• **Work instructions**
For the material that follows, return exactly the lines from the one with "Reproduce this chart with Plotly." through the one with "bar_y = [v if", both ends included.

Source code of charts
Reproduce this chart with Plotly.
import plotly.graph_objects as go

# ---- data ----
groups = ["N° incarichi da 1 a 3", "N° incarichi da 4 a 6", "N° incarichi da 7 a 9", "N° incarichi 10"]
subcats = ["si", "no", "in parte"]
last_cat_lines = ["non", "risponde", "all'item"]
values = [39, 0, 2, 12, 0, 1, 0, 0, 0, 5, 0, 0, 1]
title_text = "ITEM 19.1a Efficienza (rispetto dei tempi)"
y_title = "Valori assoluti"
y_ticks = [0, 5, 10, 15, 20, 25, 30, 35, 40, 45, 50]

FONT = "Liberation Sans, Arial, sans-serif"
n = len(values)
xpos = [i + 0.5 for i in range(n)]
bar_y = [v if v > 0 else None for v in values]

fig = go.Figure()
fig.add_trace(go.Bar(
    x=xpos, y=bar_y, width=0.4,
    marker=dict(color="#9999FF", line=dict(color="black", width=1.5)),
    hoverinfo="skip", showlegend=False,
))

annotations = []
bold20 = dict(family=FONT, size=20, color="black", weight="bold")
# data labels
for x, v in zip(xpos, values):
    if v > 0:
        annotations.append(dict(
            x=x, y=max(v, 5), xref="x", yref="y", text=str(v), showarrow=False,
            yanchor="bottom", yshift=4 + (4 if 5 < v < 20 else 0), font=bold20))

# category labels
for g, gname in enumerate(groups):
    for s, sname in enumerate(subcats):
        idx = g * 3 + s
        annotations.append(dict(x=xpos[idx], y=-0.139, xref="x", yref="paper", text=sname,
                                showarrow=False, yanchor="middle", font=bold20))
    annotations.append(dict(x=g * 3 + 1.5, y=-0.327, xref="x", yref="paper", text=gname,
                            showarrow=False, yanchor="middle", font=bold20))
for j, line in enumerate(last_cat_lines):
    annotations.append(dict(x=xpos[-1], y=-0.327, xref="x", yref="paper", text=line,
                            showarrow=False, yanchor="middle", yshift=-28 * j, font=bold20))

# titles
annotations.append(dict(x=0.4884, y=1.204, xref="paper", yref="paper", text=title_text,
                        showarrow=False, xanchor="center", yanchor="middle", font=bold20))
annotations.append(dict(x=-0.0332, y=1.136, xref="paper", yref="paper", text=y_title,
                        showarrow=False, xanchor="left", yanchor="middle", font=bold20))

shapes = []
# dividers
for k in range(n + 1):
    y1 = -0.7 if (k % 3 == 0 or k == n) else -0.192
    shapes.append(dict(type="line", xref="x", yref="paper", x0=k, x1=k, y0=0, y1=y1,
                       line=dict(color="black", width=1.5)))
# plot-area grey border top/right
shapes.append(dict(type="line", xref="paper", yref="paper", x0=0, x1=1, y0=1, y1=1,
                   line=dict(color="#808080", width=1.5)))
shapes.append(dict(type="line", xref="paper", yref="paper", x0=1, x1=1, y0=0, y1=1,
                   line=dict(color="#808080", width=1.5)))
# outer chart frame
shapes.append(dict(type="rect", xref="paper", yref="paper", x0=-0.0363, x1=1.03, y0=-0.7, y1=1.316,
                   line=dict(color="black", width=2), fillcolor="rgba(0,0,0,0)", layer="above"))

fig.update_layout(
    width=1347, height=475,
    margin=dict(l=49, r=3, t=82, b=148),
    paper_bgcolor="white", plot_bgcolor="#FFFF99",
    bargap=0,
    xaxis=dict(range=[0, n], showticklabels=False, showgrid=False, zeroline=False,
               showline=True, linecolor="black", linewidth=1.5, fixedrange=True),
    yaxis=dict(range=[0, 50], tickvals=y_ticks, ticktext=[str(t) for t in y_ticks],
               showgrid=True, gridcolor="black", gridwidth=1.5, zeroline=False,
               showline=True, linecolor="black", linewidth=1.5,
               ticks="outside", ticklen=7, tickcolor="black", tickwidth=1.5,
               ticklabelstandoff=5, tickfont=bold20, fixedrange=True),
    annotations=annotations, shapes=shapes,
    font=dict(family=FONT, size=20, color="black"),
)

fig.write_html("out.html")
--
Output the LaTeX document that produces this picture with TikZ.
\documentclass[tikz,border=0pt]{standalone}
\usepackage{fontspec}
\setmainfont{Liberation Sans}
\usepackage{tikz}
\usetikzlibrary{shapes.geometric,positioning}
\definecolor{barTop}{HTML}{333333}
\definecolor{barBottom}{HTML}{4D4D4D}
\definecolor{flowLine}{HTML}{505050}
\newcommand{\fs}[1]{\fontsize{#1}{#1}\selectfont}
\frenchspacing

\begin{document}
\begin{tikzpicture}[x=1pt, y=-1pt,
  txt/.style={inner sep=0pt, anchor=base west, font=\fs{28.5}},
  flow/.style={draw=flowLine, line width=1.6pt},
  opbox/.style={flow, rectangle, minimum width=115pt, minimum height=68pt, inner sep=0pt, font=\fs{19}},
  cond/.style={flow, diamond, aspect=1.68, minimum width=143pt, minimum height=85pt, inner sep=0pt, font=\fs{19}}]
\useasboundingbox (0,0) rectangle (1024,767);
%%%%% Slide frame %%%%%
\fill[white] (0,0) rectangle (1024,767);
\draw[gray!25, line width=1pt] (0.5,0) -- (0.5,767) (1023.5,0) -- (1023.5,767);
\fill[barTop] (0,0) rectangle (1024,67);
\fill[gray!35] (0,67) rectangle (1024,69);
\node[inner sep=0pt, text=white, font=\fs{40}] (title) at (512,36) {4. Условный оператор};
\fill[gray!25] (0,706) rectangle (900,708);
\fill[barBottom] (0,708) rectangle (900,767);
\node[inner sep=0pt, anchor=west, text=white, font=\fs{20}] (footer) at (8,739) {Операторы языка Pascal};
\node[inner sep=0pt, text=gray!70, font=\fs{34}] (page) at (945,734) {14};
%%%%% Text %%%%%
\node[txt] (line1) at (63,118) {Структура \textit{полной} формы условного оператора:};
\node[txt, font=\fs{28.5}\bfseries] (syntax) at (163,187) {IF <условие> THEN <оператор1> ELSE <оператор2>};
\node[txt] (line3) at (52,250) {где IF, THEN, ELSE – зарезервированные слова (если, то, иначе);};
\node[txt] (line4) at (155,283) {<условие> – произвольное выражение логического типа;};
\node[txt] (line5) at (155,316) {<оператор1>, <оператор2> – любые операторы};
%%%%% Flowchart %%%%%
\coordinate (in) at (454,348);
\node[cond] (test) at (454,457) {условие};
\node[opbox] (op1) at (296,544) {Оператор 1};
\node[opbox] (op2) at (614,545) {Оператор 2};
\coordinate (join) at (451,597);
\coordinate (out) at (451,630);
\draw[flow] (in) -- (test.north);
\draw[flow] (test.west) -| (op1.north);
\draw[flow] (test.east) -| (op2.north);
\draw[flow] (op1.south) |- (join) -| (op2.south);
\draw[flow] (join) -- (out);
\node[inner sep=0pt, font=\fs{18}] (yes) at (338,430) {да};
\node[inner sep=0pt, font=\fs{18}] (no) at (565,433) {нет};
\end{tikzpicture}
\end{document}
* * *
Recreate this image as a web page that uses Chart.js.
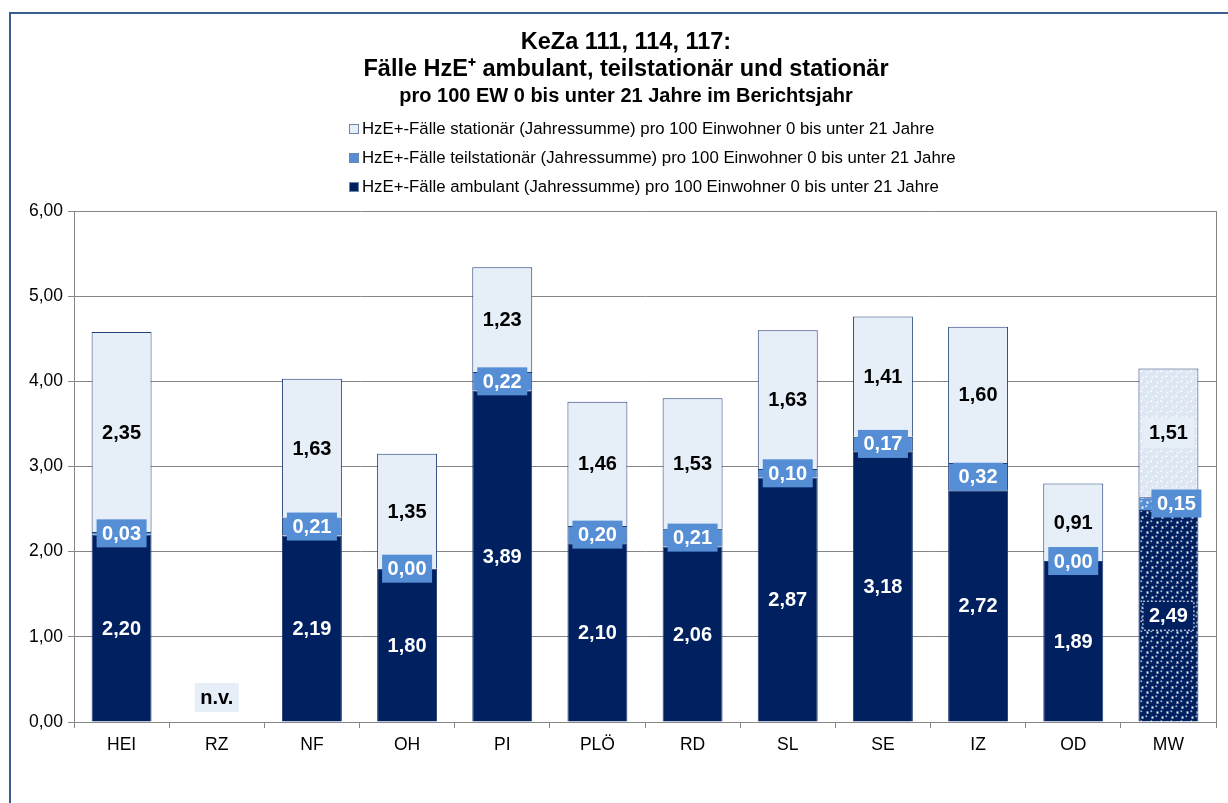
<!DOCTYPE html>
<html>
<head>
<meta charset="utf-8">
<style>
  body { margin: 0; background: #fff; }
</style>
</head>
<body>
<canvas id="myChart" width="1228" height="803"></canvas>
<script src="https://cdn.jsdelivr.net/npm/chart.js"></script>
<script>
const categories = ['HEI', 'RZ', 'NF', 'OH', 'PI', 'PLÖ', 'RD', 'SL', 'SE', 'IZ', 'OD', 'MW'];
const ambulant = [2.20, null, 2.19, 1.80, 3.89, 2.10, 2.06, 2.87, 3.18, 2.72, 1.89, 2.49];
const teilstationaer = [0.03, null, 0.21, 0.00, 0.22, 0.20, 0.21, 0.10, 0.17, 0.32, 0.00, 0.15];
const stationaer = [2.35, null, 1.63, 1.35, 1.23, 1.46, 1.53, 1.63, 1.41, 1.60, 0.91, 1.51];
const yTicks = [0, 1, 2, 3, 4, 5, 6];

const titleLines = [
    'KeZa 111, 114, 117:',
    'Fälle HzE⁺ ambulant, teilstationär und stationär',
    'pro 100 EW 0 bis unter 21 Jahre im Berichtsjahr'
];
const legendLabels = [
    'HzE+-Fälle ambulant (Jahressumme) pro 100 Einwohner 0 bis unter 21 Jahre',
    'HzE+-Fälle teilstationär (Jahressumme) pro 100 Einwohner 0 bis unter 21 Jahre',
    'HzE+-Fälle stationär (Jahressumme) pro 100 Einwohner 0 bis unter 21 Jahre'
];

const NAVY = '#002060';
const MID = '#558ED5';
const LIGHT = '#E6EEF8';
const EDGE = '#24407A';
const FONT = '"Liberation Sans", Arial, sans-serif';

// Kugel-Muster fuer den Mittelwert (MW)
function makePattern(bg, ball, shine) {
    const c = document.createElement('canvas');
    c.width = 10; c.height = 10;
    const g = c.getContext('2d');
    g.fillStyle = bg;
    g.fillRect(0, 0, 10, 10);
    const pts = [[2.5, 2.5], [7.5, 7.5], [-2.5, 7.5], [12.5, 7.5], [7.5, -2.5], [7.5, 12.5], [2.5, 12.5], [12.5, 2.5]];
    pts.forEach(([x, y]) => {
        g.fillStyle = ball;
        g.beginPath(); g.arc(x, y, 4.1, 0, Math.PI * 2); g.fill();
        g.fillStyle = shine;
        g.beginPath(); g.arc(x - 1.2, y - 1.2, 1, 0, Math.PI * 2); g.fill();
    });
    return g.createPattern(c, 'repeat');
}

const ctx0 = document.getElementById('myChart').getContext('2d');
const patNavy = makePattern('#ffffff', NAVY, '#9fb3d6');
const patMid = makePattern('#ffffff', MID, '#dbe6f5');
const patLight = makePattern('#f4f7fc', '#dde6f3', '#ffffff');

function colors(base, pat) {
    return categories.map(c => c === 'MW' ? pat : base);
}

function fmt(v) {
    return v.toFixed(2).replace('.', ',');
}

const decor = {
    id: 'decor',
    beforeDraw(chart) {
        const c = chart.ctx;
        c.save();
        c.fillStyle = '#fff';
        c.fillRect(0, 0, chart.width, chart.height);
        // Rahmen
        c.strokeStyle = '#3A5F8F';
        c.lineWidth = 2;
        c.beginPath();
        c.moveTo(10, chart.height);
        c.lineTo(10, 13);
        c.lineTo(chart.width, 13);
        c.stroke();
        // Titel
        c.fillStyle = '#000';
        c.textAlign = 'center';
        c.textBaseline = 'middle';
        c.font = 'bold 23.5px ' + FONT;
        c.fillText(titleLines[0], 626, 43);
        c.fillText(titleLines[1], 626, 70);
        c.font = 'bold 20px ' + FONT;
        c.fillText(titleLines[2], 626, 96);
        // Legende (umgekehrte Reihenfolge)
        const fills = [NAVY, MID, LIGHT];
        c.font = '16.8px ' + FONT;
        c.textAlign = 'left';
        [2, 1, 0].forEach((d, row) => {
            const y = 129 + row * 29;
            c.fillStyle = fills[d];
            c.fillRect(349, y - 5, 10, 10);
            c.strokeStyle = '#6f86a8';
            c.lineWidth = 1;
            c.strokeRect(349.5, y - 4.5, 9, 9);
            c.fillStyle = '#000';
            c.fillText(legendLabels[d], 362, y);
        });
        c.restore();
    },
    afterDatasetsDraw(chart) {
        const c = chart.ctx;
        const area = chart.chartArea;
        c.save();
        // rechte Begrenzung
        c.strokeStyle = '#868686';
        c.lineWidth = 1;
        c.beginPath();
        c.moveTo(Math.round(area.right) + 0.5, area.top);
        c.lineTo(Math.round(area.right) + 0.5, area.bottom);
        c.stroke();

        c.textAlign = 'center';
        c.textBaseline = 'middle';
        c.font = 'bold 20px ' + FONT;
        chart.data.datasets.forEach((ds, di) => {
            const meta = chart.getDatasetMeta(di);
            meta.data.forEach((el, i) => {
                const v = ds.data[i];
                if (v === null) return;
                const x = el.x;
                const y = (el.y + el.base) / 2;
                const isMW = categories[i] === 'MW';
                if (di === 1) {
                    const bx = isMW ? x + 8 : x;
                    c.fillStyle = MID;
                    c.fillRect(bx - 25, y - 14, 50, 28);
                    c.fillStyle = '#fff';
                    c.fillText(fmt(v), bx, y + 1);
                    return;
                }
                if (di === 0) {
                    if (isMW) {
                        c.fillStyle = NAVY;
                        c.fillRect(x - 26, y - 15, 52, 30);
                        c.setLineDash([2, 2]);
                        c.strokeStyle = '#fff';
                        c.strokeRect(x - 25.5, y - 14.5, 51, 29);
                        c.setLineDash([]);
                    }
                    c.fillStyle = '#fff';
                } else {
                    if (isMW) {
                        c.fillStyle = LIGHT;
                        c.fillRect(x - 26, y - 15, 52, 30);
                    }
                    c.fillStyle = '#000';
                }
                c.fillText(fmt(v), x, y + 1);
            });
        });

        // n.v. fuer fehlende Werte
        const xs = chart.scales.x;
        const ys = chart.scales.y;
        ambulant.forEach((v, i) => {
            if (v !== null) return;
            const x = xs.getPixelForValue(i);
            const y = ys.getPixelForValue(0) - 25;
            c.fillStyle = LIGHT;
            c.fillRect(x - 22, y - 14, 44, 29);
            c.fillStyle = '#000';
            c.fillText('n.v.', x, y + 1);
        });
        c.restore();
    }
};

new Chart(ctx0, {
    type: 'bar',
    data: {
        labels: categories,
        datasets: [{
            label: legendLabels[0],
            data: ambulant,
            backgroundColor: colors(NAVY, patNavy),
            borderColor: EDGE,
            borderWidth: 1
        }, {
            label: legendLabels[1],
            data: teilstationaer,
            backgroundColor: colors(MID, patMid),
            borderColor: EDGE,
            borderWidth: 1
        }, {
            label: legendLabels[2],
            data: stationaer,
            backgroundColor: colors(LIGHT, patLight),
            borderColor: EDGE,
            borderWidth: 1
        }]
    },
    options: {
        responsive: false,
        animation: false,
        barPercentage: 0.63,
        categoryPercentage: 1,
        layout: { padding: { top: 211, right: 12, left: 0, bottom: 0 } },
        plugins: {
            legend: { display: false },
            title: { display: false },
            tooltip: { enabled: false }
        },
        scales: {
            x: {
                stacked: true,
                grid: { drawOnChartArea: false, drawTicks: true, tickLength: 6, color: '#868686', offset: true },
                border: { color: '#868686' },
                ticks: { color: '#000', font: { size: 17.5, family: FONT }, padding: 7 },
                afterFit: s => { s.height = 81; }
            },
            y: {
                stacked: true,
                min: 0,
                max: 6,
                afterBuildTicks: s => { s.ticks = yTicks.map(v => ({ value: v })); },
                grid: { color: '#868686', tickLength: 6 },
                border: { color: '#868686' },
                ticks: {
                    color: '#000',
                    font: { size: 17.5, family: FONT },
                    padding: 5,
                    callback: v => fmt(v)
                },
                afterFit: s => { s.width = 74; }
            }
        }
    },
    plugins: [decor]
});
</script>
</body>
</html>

• **Solved problem**
Reproduce this chart with Plotly.
import plotly.graph_objects as go

# ---- data ----
groups = ["N° incarichi da 1 a 3", "N° incarichi da 4 a 6", "N° incarichi da 7 a 9", "N° incarichi 10"]
subcats = ["si", "no", "in parte"]
last_cat_lines = ["non", "risponde", "all'item"]
values = [39, 0, 2, 12, 0, 1, 0, 0, 0, 5, 0, 0, 1]
title_text = "ITEM 19.1a Efficienza (rispetto dei tempi)"
y_title = "Valori assoluti"
y_ticks = [0, 5, 10, 15, 20, 25, 30, 35, 40, 45, 50]

FONT = "Liberation Sans, Arial, sans-serif"
n = len(values)
xpos = [i + 0.5 for i in range(n)]
bar_y = [v if v > 0 else None for v in values]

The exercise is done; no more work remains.